I also didn’t have many requirements for the ring before I set out, but I did know I wanted it to be:
a) New. (I know there’s probably nothing technically wrong with getting an estate piece, and I’m not generally a superstitious person, but who knows what terrible circumstances led to the eventual availability of that used engagement ring in the window?)
b) Gold. (I’ve always liked the way gold looks and I find it fascinating when flakes of it are placed in high-end food and liquor, the latter of which my college roomate and I would buy often just for novelty of it. I mean, you’re ingesting a precious metal. Crazy.)
c) Diamond. (Pretty standard, really.)
After embarking on my quest I found that even these requests came with their own set of problems:
1) Brand new jewlery in general is not as cheap as its “gently used” bretheren.
2) Some people apparently have an allergy to gold. (Fortunately, after some research I determined that this actually a nickel allergy and is usually found in less-than-pure gold, “usually in the alloy rich 9-carat gold,” according to a Web site called Corrosion Doctors.)
3) Diamonds are also a little more pricey than their fake counterparts and certified blood-free diamonds cost even more.
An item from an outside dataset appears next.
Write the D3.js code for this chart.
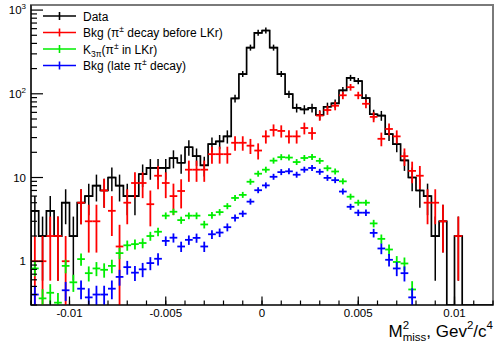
<!DOCTYPE html>
<html>
<head>
<meta charset="utf-8">
<script src="https://cdn.jsdelivr.net/npm/d3@7.9.0/dist/d3.min.js"></script>
<style>
  html, body { margin: 0; padding: 0; background: #fff; }
  svg { display: block; }
  text { font-family: 'Liberation Sans', Arimo, Arial, Helvetica, sans-serif; }
</style>
</head>
<body>
<svg id="chart" width="495" height="343" font-family="Liberation Sans, Arial, sans-serif"></svg>
<script>
// binning of the M2miss histograms
const xLow = -0.012, xHigh = 0.012, nBins = 60;

// bin contents
const dataCounts = [
  4, 2, 4, 2, 5, 2, 5, 6, 8, 7,
  10, 8, 6, 6, 11, 13, 13, 13, 17, 15,
  23, 18, 14, 25, 27, 31, 88, 172, 356, 535,
  570, 356, 172, 99, 68, 65, 68, 56, 70, 77,
  110, 155, 142, 89, 57, 55, 33, 25, 16, 10,
  7, 6, 2, 3, 0, 2, 0, 0, 0, 0
];
const bkgBeforeLKr = [
  1, 1, 2, 2, 1, 0, 5, 3, 3, 7,
  4, 1.5, 5, 8.6, 8.6, 4.8, 10.5, 8.6, 6, 6.9,
  12.4, 12.4, 12.4, 19, 19, 19, 26, 26, 24, 21,
  31, 37, 36, 31, 31, 39, 34, 55, 64, 72,
  96, 120, 96, 76, 53, 29, 38, 31, 18, 12,
  10.5, 5, 5, 3, 0, 2, 0, 0, 0, 0
];
const k3piInLKr = [
  0.82, 0.36, 0.42, 0.32, 0.88, 0.56, 1.06, 0.72, 0.82, 0.79,
  0.88, 1.25, 1.55, 1.6, 1.65, 2.0, 2.25, 3.5, 3.9, 3.1,
  3.5, 3.5, 2.75, 3.55, 3.86, 4.55, 5.7, 6.2, 8.9, 11.1,
  12.4, 15.9, 17.5, 17.3, 15.3, 17.1, 17.6, 15.8, 12.9, 11.8,
  9.0, 5.9, 5.0, 5.0, 2.83, 1.85, 1.38, 0.98, 0.94, 0.46,
  0, 0, 0, 0, 0, 0, 0, 0, 0, 0
];
const bkgLateDecay = [
  0.40, 0, 0, 0, 0.45, 0, 0.47, 0.37, 0.40, 0.40,
  0.47, 0.65, 0.85, 0.73, 0.80, 0.95, 1.07, 1.75, 1.91, 1.5,
  1.8, 1.9, 1.5, 2.1, 2.2, 2.55, 3.3, 3.7, 5.15, 7.05,
  8.05, 10.2, 11.6, 11.85, 10.8, 12.4, 13.0, 11.7, 9.9, 9.3,
  6.8, 4.47, 3.8, 3.8, 2.18, 1.42, 1.04, 0.82, 0.72, 0.37,
  0, 0, 0, 0, 0, 0, 0, 0, 0, 0
];

const xTicks = [-0.01, -0.005, 0, 0.005, 0.01];
const xTickLabels = ['-0.01', '-0.005', '0', '0.005', '0.01'];
const yTicks = [1, 10, 100, 1000];
const yTickLabels = [['1', ''], ['10', ''], ['10', '2'], ['10', '3']];

// legend text pieces: [text, 0 normal | 1 superscript | -1 subscript]
const legendNames = [
  [['Data', 0]],
  [['Bkg (\u03c0', 0], ['\u00b1', 1], [' decay before LKr)', 0]],
  [['K', 0], ['3\u03c0', -1], ['(\u03c0', 0], ['\u00b1', 1], [' in LKr)', 0]],
  [['Bkg (late \u03c0', 0], ['\u00b1', 1], [' decay)', 0]]
];
const seriesColors = ['#000000', '#ff0000', '#00ee00', '#0000ff'];

const svg = d3.select('#chart');
const L = 31, R = 493, T = 5, B = 305;

const x = d3.scaleLinear().domain([xLow, xHigh]).range([L, R]);
const y = d3.scaleLog().domain([0.3, 1150]).range([B, T]);
const binW = (xHigh - xLow) / nBins;
const edge = i => xLow + i * binW;

svg.append('clipPath').attr('id', 'frame')
  .append('rect').attr('x', L).attr('y', T).attr('width', R - L).attr('height', B - T);

// frame
svg.append('rect')
  .attr('x', L).attr('y', T).attr('width', R - L).attr('height', B - T)
  .attr('fill', 'none').attr('stroke', '#7a7a7a').attr('stroke-width', 2);

const plot = svg.append('g').attr('clip-path', 'url(#frame)');

// data histogram outline
const yOrZero = v => v > 0 ? y(v) : B;
const p = d3.path();
p.moveTo(x(xLow), B);
dataCounts.forEach((v, i) => {
  p.lineTo(x(edge(i)), yOrZero(v));
  p.lineTo(x(edge(i + 1)), yOrZero(v));
});
p.lineTo(x(xHigh), B);
plot.append('path').attr('d', p.toString())
  .attr('fill', 'none').attr('stroke', '#000').attr('stroke-width', 1.7);

function drawErrors(vals, errOf, color, lw) {
  const pts = vals.map((v, i) => ({ v, i, e: errOf(v) })).filter(d => d.v > 0);
  const g = plot.append('g').attr('stroke', color).attr('stroke-width', lw);
  g.selectAll('line.h').data(pts).join('line').attr('class', 'h')
    .attr('x1', d => x(edge(d.i))).attr('x2', d => x(edge(d.i + 1)))
    .attr('y1', d => y(d.v)).attr('y2', d => y(d.v));
  g.selectAll('line.v').data(pts).join('line').attr('class', 'v')
    .attr('x1', d => x(edge(d.i) + binW / 2)).attr('x2', d => x(edge(d.i) + binW / 2))
    .attr('y1', d => Math.min(y(d.v + d.e), y(d.v) - 3))
    .attr('y2', d => d.v - d.e > 0 ? Math.max(y(d.v - d.e), y(d.v) + 3) : B);
}

drawErrors(dataCounts, v => Math.sqrt(v), seriesColors[0], 1.5);
drawErrors(bkgBeforeLKr, v => Math.sqrt(v), seriesColors[1], 1.8);
drawErrors(k3piInLKr, v => Math.sqrt(v * 0.03), seriesColors[2], 1.8);
drawErrors(bkgLateDecay, v => Math.sqrt(v * 0.03), seriesColors[3], 1.8);

// axes
const axes = svg.append('g').attr('stroke', '#000').attr('stroke-width', 1.2);
axes.append('line').attr('x1', L).attr('x2', R).attr('y1', B).attr('y2', B);
axes.append('line').attr('x1', L).attr('x2', L).attr('y1', T).attr('y2', B);

const xMinor = d3.range(-12, 13).map(k => k / 1000);
axes.selectAll('line.xm').data(xMinor).join('line').attr('class', 'xm')
  .attr('x1', d => x(d)).attr('x2', d => x(d)).attr('y1', B).attr('y2', B - 4.5);
axes.selectAll('line.xM').data(xTicks).join('line').attr('class', 'xM')
  .attr('x1', d => x(d)).attr('x2', d => x(d)).attr('y1', B).attr('y2', B - 8.5);

const yMinor = [];
[0.1, 1, 10, 100, 1000].forEach(dec => d3.range(2, 10).forEach(k => {
  const v = k * dec;
  if (v >= y.domain()[0] && v <= y.domain()[1]) yMinor.push(v);
}));
axes.selectAll('line.ym').data(yMinor).join('line').attr('class', 'ym')
  .attr('x1', L).attr('x2', L + 6).attr('y1', d => y(d)).attr('y2', d => y(d));
axes.selectAll('line.yM').data(yTicks).join('line').attr('class', 'yM')
  .attr('x1', L).attr('x2', L + 12).attr('y1', d => y(d)).attr('y2', d => y(d));

svg.selectAll('text.xl').data(xTicks).join('text').attr('class', 'xl')
  .attr('x', d => x(d)).attr('y', B + 12).attr('text-anchor', 'middle')
  .attr('font-size', 11.5).text((d, i) => xTickLabels[i]);

const yl = svg.selectAll('text.yl').data(yTicks).join('text').attr('class', 'yl')
  .attr('x', 26).attr('y', d => y(d) + 4).attr('text-anchor', 'end').attr('font-size', 11.5);
yl.append('tspan').text((d, i) => yTickLabels[i][0]);
yl.append('tspan').attr('font-size', 8).attr('dy', -5).text((d, i) => yTickLabels[i][1]);

// axis title  M^2_miss, Gev^2/c^4
const title = svg.append('text').attr('x', R).attr('y', 337)
  .attr('text-anchor', 'end').attr('font-size', 17);
title.append('tspan').text('M');
title.append('tspan').attr('font-size', 11.5).attr('dy', -8).text('2');
title.append('tspan').attr('font-size', 11.5).attr('dx', -6.4).attr('dy', 12).text('miss');
title.append('tspan').attr('dy', -4).text(', Gev');
title.append('tspan').attr('font-size', 11.5).attr('dy', -8).text('2');
title.append('tspan').attr('dy', 8).text('/c');
title.append('tspan').attr('font-size', 11.5).attr('dy', -8).text('4');

// legend
const leg = svg.append('g');
const rowY = i => 16 + i * 16.5;
legendNames.forEach((parts, i) => {
  const c = seriesColors[i];
  leg.append('line').attr('x1', 43).attr('x2', 76).attr('y1', rowY(i)).attr('y2', rowY(i))
    .attr('stroke', c).attr('stroke-width', 1.6);
  leg.append('line').attr('x1', 59.5).attr('x2', 59.5).attr('y1', rowY(i) - 4).attr('y2', rowY(i) + 4)
    .attr('stroke', c).attr('stroke-width', 1.6);
  const t = leg.append('text').attr('x', 83).attr('y', rowY(i) + 4.5).attr('font-size', 12);
  let shift = 0;
  parts.forEach(([s, k]) => {
    const dy = k === 1 ? -5 : k === -1 ? 3.5 : 0;
    t.append('tspan').attr('font-size', k ? 8.5 : 12).attr('dy', dy - shift).text(s);
    shift = dy;
  });
});
</script>
</body>
</html>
Also, disturbingly enough, while researching diamonds I found out that you can have your loved ones cremated an made into wearable versions of the precious stones.
“A company called LifeGem has come up with a unique twist on diamond creation,” stated a portion of a disturbing article I found on the Web site About.com. “They create gemstones from carbon that's captured during the cremation of human remains. It’s not a process that will appeal to everyone, but the company is finding that an increasing number of people opt in to the program in order to leave family members a lasting memento, one that's beautiful and one they can wear all the time.”
Yuck city. (Just one more reason not buy estate jewelry.)
After reconciling my base requirements I started looking at design. And that’s the real fun started. (And when I say fun, I mean not fun.)
I’m fairly low-key and traditional when it comes to jewlery design in general, so I thought finding a simple, classic engagement ring would be no sweat. (Wrong.)
Apparently, not satisfied with the old-fashioned solitary-diamond-on-top-of-a-shiny-ring-idea, I have determined that at some point during the last few years the jewlery industry handed their research and development department over to either a) a third grade classroom or b) your local mental institution.
As I gazed helplessly through the glass I saw row after row of leaping dolphins with gemstones in their beaks give way to gold bracelets that were connected by a gold chain to their ringed counterparts.
And this wasn’t just the cheap rings. Take industry leader Cartier, for example. If you go to their Web site, the first collection of rings that pops up on their “Jewelry” menu is the “Panthere de Cartier.” One screen later you’re staring down a piece of jewelry in the shape of a decapitated, jeweled panther head with a hole in the mouth to deposit the owner’s finger. I also like how they won’t tell you the price unless you ask. All you can do is add it to your “Wish List.” (Cartier is basically saying, “Yeah, you just wish you could afford a sparkly jungle cat head eating your finger ring.”)
After recovering my senses and my wallet I finally found a gold diamond engagement ring that is actually quite shiney in the correct lighting. (It actually looks really good at the supermarket for some reason.)
So now on to planning the wedding. I don’t know much about the details of the arrangement this event, but there’s not really much stress involved with that, right?